As we might understand from these representations, we are not just working with one whole but a collective becoming that gives rise to new wholes, or actual occasions, where the whole universe is felt and unified in each occasion - bringing forth new perspectives that arise, endure for a time, and then perish. A universe which grows like an embryo and divides, like a cell theory of actuality paying homage to how nature organizes. It’s also emphasized that this collective becoming can be a society of occasions where many actual occasions are in a temporal flow that carries the past forward into the future in a process of concrescence (a word which essentially means to grow together).

The explanation given with regard to the notion of concrescence is that we have a continuum from physical to mental, or objective to subjective, whereby the physical pole inherits the prehensions of the past and is lured towards a subjective aim. Only some of these sensed possibilities, or prehensions, are actually relevant and the majority are negatively prehended (taken into account but excluded). The physical pole conceptually ingresses into the mental pole where the prehensions become what is called a superject, which subsequently dies to itself in order to become objective data in the future and repeating the process as a new prehension. This consequentially evolves ever more complex ‘societies of occasion’ where more and more possibilities can be explored, rather than simple repetitions of the past.
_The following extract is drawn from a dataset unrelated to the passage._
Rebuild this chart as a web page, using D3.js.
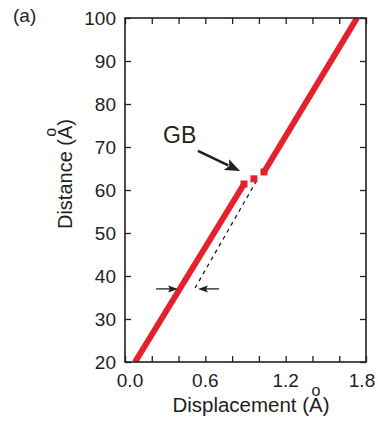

My interpretation of this is somewhat along the lines of the blind men touching the elephant. Each individual is prehending different creatures, the trunk as a snake, the tail as a brush etc. In doing so their expressions become a society of occasions that eventually concresce/coalesce together into a superject elephant. This might really be a bunch of coders, mathematicians or hippies codifying their perceptions together, and in an act of collective becoming a new creation is born be it an application, mathematical theory, design or religious narrative.

Speaking of religious narrative, this juncture brought the discussion into process theology and Whitehead’s notion of God. The idea here is that the idea of God functions as the lures of feeling, the primordial nature of which holds together all the actual occasions and relationships of all the patterns that have ever been actualised - along with the concreted/coalesced actual occasions in eternity. The claim that this is necessary in order for the laws of nature to persevere. In other words the primordial rather than consequent nature of God is the ordering and limitation of potentials. God here is an actual entity but not an occasion as occasions must be finalized, which an eternal entity cannot be.

Having covered much ground here, it would seem that the easiest way to summarize the key points is to boil things down into a dyad of ‘actual entities’ and ‘actual occasions’, which give rise to dynamics of ‘prehensions’ that ‘concresce’ into a ‘superject’.